A Mode S transponder absolutely has to transmit the aircraft ICAO
address, a correctly configured ICAO address is required for the
transponder to actually work--bad things might happen if two aircraft
had the same default ICAO address were being interrogated at the same
time.


I like to continue that discussion.

Isn't it true that a mode S capable transponder cannot respond to a
mode S interrogation if it has no valid ICAO address?

Isn't it also true that a mode S transponder is also required to
respond to both mode A and mode C interrogations.

If both are true then doesn't it follow that a mode S transponder such
as the Trig TT21, if installed with no ICAO address, will not respond
to mode S interrogations but will respond to all mode A and mode C
interrogations.

If that is indeed the case then any new transponder purchaser who
wanted mode S capability in the future, but was paranoid about
broadcasting the tail number, could disable mode S responses by
leaving the ICAO address entry blank and use it just like a mode C
transponder.

Andy


I really wish this was not started.

There are different types of Mode A/C interrogations. A old style real
Mode A/C interrogator does very simple interrogations, the difference
is just the timing between two interrogator pulses. A modern Mode S
interrogator will interrogate in all of Mode A, Mode C or Mode S
(although TCAS does not actually need to interrogate in Mode A). The
Mode A or C interrogations a modern interrogator sends out look to old
Mode A/C transponders like standard interrogations but have a third
pulse hidden behind the first two. A Mode S transponder recognizes
that third pulse and then ignores the whole interrogation--it will
instead respond to the separate Mode S interrogations, either Mode S
all-calls or targeted Mode S interrogations at just that transponder.
A Mode S transponder being interrogated by a old style Mode A/C
interrogation without that "ignore" pulse will respond just like a
Mode A/C transponder. An example of a pure Mode A/C interrogator is
the lower end TAS/TCAD systems in GA aircraft. Most ground based
interrogators and all TCAS interrogators are Mode S capable and will
transmit Mode A/C interrogations with ignore pulses.

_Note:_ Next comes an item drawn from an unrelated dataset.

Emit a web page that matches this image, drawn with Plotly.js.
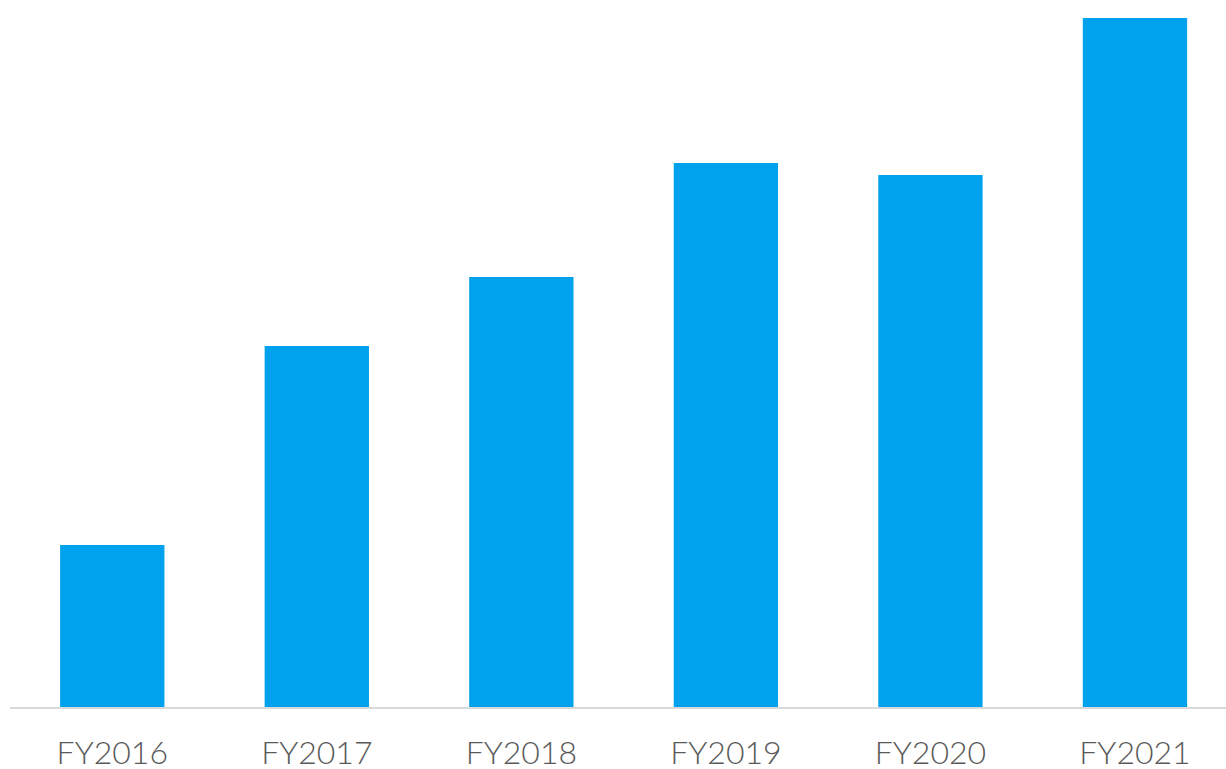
<!DOCTYPE html>
<html>
<head>
<meta charset="utf-8">
<script src="https://cdn.plot.ly/plotly-3.0.1.min.js"></script>
<style>html,body{margin:0;padding:0;background:#fff;}#chart{width:1226px;height:769px;}</style>
</head>
<body>
<div id="chart"></div>
<script>
const categories = ["FY2016", "FY2017", "FY2018", "FY2019", "FY2020", "FY2021"];
const values = [162, 361, 430, 544, 532, 689];

const trace = {
  type: "bar",
  x: categories,
  y: values,
  marker: { color: "#00A2EE" },
  hoverinfo: "x+y"
};

const layout = {
  width: 1226,
  height: 769,
  margin: { l: 10, r: 0, t: 0, b: 62 },
  paper_bgcolor: "#ffffff",
  plot_bgcolor: "#ffffff",
  bargap: 0.49,
  showlegend: false,
  xaxis: {
    type: "category",
    range: [-0.5, 5.445],
    showgrid: false,
    zeroline: false,
    showline: true,
    linecolor: "#d9d9d9",
    linewidth: 2,
    ticks: "",
    ticklabelstandoff: 17,
    tickfont: { family: "Lato, 'Open Sans', sans-serif", size: 32, weight: 300, color: "#595959" }
  },
  yaxis: {
    range: [0, 707],
    visible: false,
    showgrid: false,
    zeroline: false
  }
};

Plotly.newPlot("chart", [trace], layout, { displayModeBar: false, staticPlot: true });
</script>
</body>
</html>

Some folks will remember the old TRT 250 Mode C transponders and
mandatory ADs on them. One of the issues there was they did not handle
that hidden third pulse properly and might not reply to the
interrogation. Although Terra argued that the actual behavior was not
defined in the RTCA specs and so the FAA was assuming an arbitrary
behavior that they should not have been required to meet--they lost
with that argument.

Some Mode S transponders are designed to revert to behaving as a pure
old style Mode A/C transponder if they lose the ICAO address. I
suspect this was more designed for complex installs with multiple
transponders and separate ICAO address programmers. I am not going to
speculate how a TT21 works in all corner cases. It is just absolutely
the wrong thing to do to not correctly set up the ICAO address in the
transponder.

The real danger with ICAO addresses is some clown decides they will
enter some dummy number. Then that clown decides they'll enter the
same dummy number in another Mode S transponder in the same area. The
ICAO address is not just some thing advertising your ID, it is a
fundamental part of the radio communication protocol used by the
interrogator to talk to the transponders, a collision of addresses
could cause serious problems. The aircraft registration or flight ID
is a completely different thing, its just data in the packet and not
fundamental to the data communications, but should be set to your N-
number.

Setting the wrong ICAO address for your aircraft may eventually get
noticed by ATC and lead to follow up from the FAA. And any A&P or
pilot doing this deliberately would deserve the ensuring pain.